6.            Default. The Maker shall be in default under this Note upon the occurrence of any one or more of the following events:
 
a.     The Maker shall fail to pay, when due, any amount required hereunder;
 
 
 
 
 

 
 
 
b.     The Maker shall make an assignment for the benefit of its creditors or file or have filed against it any petition under any existing or future bankruptcy or insolvency law;
 
c.     Any warranty or representation made by the Maker to the Holder in this Note, shall prove to be false or misleading in any respect; or
 
d.      Any event of default occurs under the terms of the Pledge Agreement (as defined below), or any other document or instrument creating any security for the repayment of this Note.
 
7.           Default and Acceleration.
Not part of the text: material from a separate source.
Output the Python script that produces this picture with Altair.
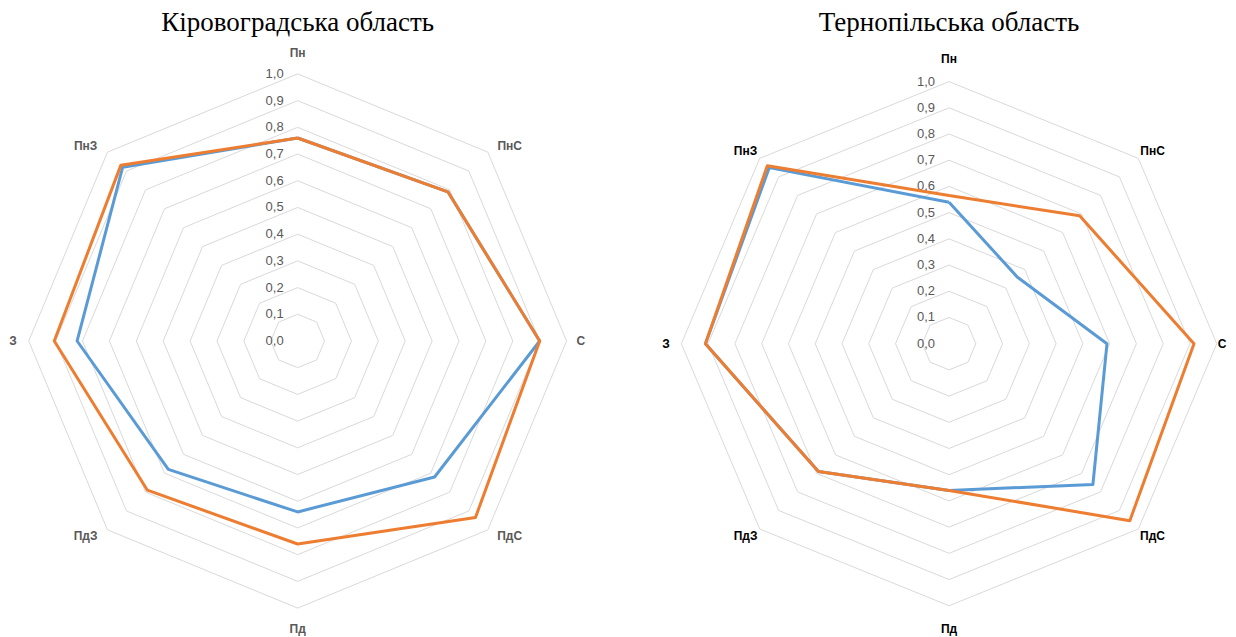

If a default shall occur, as that term is defined in Paragraph 5 hereof and the Maker shall not have cured such default within thirty (30) days of receipt of notice from the Holder of such default, then or at any time thereafter at the option of the Holder, the entire principal balance of this Note and all accrued interest shall become immediately due and payable and shall bear interest at the default rate of ten percent (10%) per annum (the "Default Interest Rate"), from the time of the exercise of the option until paid. The failure of the Holder to exercise this option or any other right which the Holder may be entitled shall not constitute a waiver of the right to exercise this option or any other right to which the Holder may be entitled in the event of any subsequent default.
 
8.           Waiver of Presentment. The Maker and all other persons who may become liable for the payment of this Note waive presentment for payment, demand, protest, notice of non-payment and protest of non-payment, notice of dishonor and consent to any and all renewals, extensions and modifications that may be made from time to time by the Holder of the time of payment of this Note, and further agrees that the security for this Note or any portion thereof may be modified from time to time or released in whole or in part without affecting the liability of any party liable on this Note or for the payment of this Note.
 
9.           Prepayment. The privilege is reserved to the Maker to prepay this Note, in whole or in part, at any time. In the event of any such prepayment, Holder shall not be entitled to any prepayment premium or any other such penalty, payment or interest set-off as a result of Maker's prepayment.
 
10.          Partial Invalidity. In the event any one or more of the provisions contained in this Note shall for any reason be held to be invalid, illegal or unenforceable in any respect, such invalidity, illegality or unenforceability shall not affect any of the other provisions of this Note, but this Note shall be construed as if such invalid, illegal or unenforceable provision had never been contained herein.
 
11.          Trial By Jury. THE MAKER, AND ANY GUARANTORS, ENDORSERS OR CO-MAKERS, ALL HEREBY EXPRESSLY WAIVE THE RIGHT TO A TRIAL BY JURY IN ANY CLAIM, ACTION OR PROCEEDING OR COUNTER CLAIM BROUGHT BY ANY PERSON (INCLUDING HOLDER) ON ANY MATTER ARISING OUT OF OR IN ANY WAY CONNECTED WITH THIS NOTE OR THE RELATIONSHIP CREATED HEREUNDER.
 
 
 
 

 
 
 

 
12.         Governing Law. The laws of the State of Missouri shall govern the construction and the rights and duties of the parties with respect to this Note. All actions or proceedings arising directly or indirectly from this Note shall be commended and litigated only in the District Court of Jackson County, Missouri and the Maker hereby consents to the jurisdiction over them of the District Court of Jackson County, Missouri.
 
IN WITNESS WHEREOF, the parties hereto have caused this Note to be executed on the date first above written.